[Date Prev][Date Next][Thread Prev][Thread Next][Date Index][Thread Index]

RE: Sticks, carrots, real XML, ultra-liberal parsing



Isofarro wrote:
> Now today I reckon it would be impossible for any 
> single person to author a browser that can be used 
> as a replacement for Internet Explorer. Not because 
> IE is good, but because it has a huge number of 
> error-correcting features to deal with invalid and 
> tag-souped markup. 
	RSS, Atom, etc. will, it seems, fall into the same status
before too long.

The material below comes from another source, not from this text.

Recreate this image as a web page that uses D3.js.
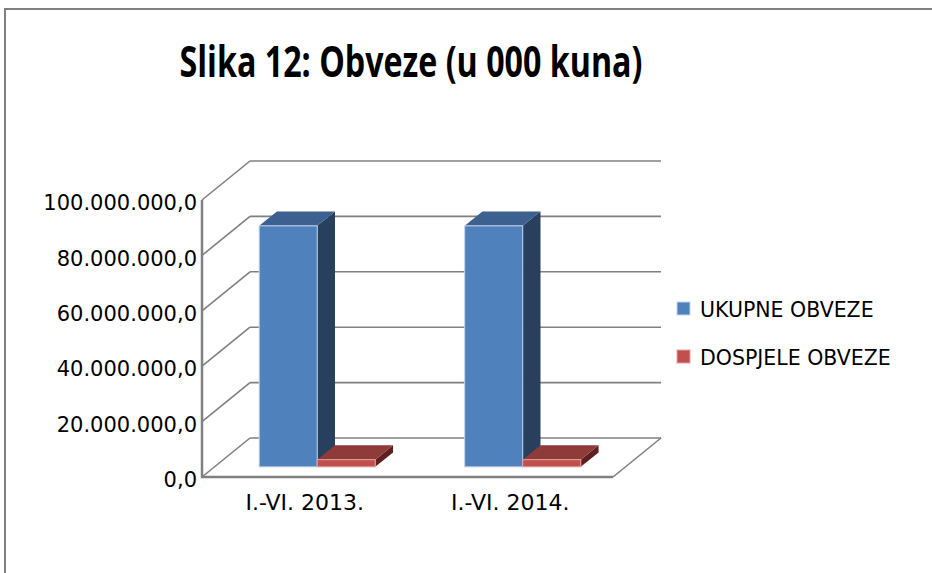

The issue is only partly related to whether or not
people are producing well-formed XML. As is often the case, those who
get into the game early have a tremendous advantage -- because they
can learn all the odd cases and edge cases incrementally instead of
having to track them down all at once.
	For instance, while people are constantly debating the
relatively simple issue of XML well-formedness, look at what
namespaces and the support of extensibility bring us... From an
implementers point of view, every namespace declaration potentially
means the equivalent of a new format to be understood. And, each
namespace will be abused by some and not by others. Everyone in the
game today is building up an experience base that will present a
massive barrier to entry for anyone wishing to start working with RSS
or Atom in the future.
	Take, for example, the Dublin Core tags that appear in RSS
feeds fairly frequently. There is a tremendous variety in how these
tags are being used. But, if you are in the game today, you'll work
out on Monday how site X is misusing those tags and on Tuesday you'll
work out how site Y is misusing them. Then, on Thursday, you'll
discover that site X has changed their interpretation of dc:source and
you can build in a rule that says: "for entries made before Thursday,
use interpretation X for later entries use interpretation Z."
Incrementally, you build up a massive knowledge base that can't be
replicated by any means other than theft, sale, or gift.
	For another example of the problem, look at the 14 different
types of link tags that are listed in the Wiki
(http://www.intertwingly.net/wiki/pie/LinkTagMeaning). Each of these
has massive opportunities to be misused and confused... Some will know
who misuses them and other won't. Those who know will have an
advantage over those who don't. (Note: This is one of my problems with
RDF... A wonderful idea in principle, but it rapidly leads to "link
soup" -- which is no better than "tag soup.")
	This complexity and the growing difficulty of implementing
these systems has much more fundamental roots than the simple question
of whether something is "well-formed" XML...

		bob wyman